WHAT THE TASK REQUIRES: Show all lines from the data that include the word "chart".

=== RAW DATA ===

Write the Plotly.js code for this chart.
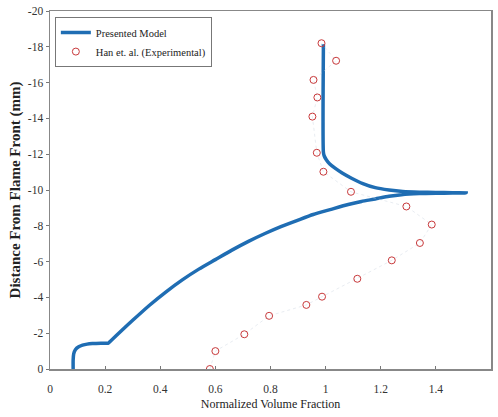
<!DOCTYPE html>
<html>
<head>
<meta charset="utf-8">
<script src="https://cdn.plot.ly/plotly-3.0.1.min.js"></script>
<style>html,body{margin:0;padding:0;background:#fff;}#chart{width:498px;height:417px;}</style>
</head>
<body>
<div id="chart"></div>
<script>
// Presented Model curve (from flame front bottom to top)
var modelX = [0.084, 0.084, 0.086, 0.092, 0.104, 0.118, 0.135, 0.154, 0.185, 0.205, 0.212, 0.22, 0.26, 0.30, 0.36, 0.42, 0.48, 0.54, 0.60, 0.66, 0.72, 0.78, 0.84, 0.90, 0.955, 1.02, 1.082, 1.13, 1.18, 1.23, 1.275, 1.34, 1.40, 1.46, 1.51,
              1.46, 1.40, 1.34, 1.28, 1.23, 1.18, 1.135, 1.094, 1.06, 1.034, 1.015, 1.003, 0.995, 0.992, 0.992];
var modelY = [0, -0.5, -0.85, -1.08, -1.24, -1.33, -1.39, -1.42, -1.44, -1.445, -1.45, -1.56, -2.15, -2.72, -3.55, -4.3, -4.98, -5.58, -6.11, -6.64, -7.13, -7.57, -7.97, -8.32, -8.63, -8.92, -9.19, -9.36, -9.50, -9.65, -9.74, -9.80, -9.82, -9.83, -9.84,
              -9.85, -9.86, -9.88, -9.92, -10.0, -10.13, -10.36, -10.66, -10.95, -11.22, -11.45, -11.68, -11.9, -12.1, -18.15];

// Han et. al. (Experimental)
var expX = [0.58, 0.60, 0.705, 0.795, 0.93, 0.987, 1.115, 1.24, 1.342, 1.385, 1.293, 1.092, 0.992, 0.968, 0.952, 0.97, 0.956, 1.038, 0.985];
var expY = [0, -1.0, -1.94, -2.97, -3.58, -4.04, -5.04, -6.07, -7.04, -8.07, -9.08, -9.9, -11.02, -12.08, -14.1, -15.17, -16.15, -17.22, -18.2];

var yTickVals = [0, -2, -4, -6, -8, -10, -12, -14, -16, -18, -20];
var yTickText = ['0', '-2', '-4', '-6', '-8', '-10', '-12', '-14', '-16', '-18', '-20'];
var xTickVals = [0, 0.2, 0.4, 0.6, 0.8, 1.0, 1.2, 1.4, 1.6];
var xTickText = ['0', '0.2', '0.4', '0.6', '0.8', '1', '1.2', '1.4', '1.6'];

var serif = 'Liberation Serif, Times New Roman, serif';

var traces = [
  {
    x: modelX, y: modelY, mode: 'lines', name: 'Presented Model',
    line: {color: '#1f6db3', width: 3.5, shape: 'spline', smoothing: 0.6}
  },
  {
    x: expX, y: expY, mode: 'lines', showlegend: false, hoverinfo: 'skip',
    line: {color: 'rgba(205,212,225,0.45)', width: 1, dash: 'dot'}
  },
  {
    x: expX, y: expY, mode: 'markers', name: 'Han et. al. (Experimental)',
    marker: {symbol: 'circle-open', size: 7, color: '#c8393b', line: {width: 1, color: '#c8393b'}}
  }
];

var layout = {
  width: 498, height: 417,
  margin: {l: 50, r: 7, t: 11, b: 48},
  paper_bgcolor: '#fff', plot_bgcolor: '#fff',
  font: {family: serif, size: 11, color: '#222'},
  showlegend: true,
  legend: {
    x: 0.011, y: 0.983, xanchor: 'left', yanchor: 'top',
    bgcolor: '#fff', bordercolor: '#777', borderwidth: 1,
    font: {family: serif, size: 10.5, color: '#222'},
    tracegroupgap: 0
  },
  xaxis: {
    range: [0, 1.6], tickvals: xTickVals, ticktext: xTickText,
    ticks: 'inside', ticklen: 3, tickcolor: '#777', tickwidth: 1,
    showline: true, linecolor: '#888', linewidth: 1.5, mirror: true,
    showgrid: false, zeroline: false,
    ticklabelstandoff: 9,
    tickfont: {family: serif, size: 11.5, color: '#333'},
    title: {text: 'Normalized Volume Fraction', font: {family: serif, size: 12, color: '#222'}, standoff: 5}
  },
  yaxis: {
    range: [0, -20], tickvals: yTickVals, ticktext: yTickText,
    ticks: 'outside', ticklen: 3, tickcolor: '#777', tickwidth: 1,
    showline: true, linecolor: '#888', linewidth: 1.5, mirror: true,
    showgrid: false, zeroline: false,
    tickfont: {family: serif, size: 11.5, color: '#333'},
    title: {text: '<b>Distance From Flame Front (mm)</b>', font: {family: serif, size: 15, color: '#222'}, standoff: 3}
  }
};

Plotly.newPlot('chart', traces, layout, {displayModeBar: false, staticPlot: true});
</script>
</body>
</html>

===

TASK RESULT:
Write the Plotly.js code for this chart.
<style>html,body{margin:0;padding:0;background:#fff;}#chart{width:498px;height:417px;}</style>
<div id="chart"></div>
Plotly.newPlot('chart', traces, layout, {displayModeBar: false, staticPlot: true});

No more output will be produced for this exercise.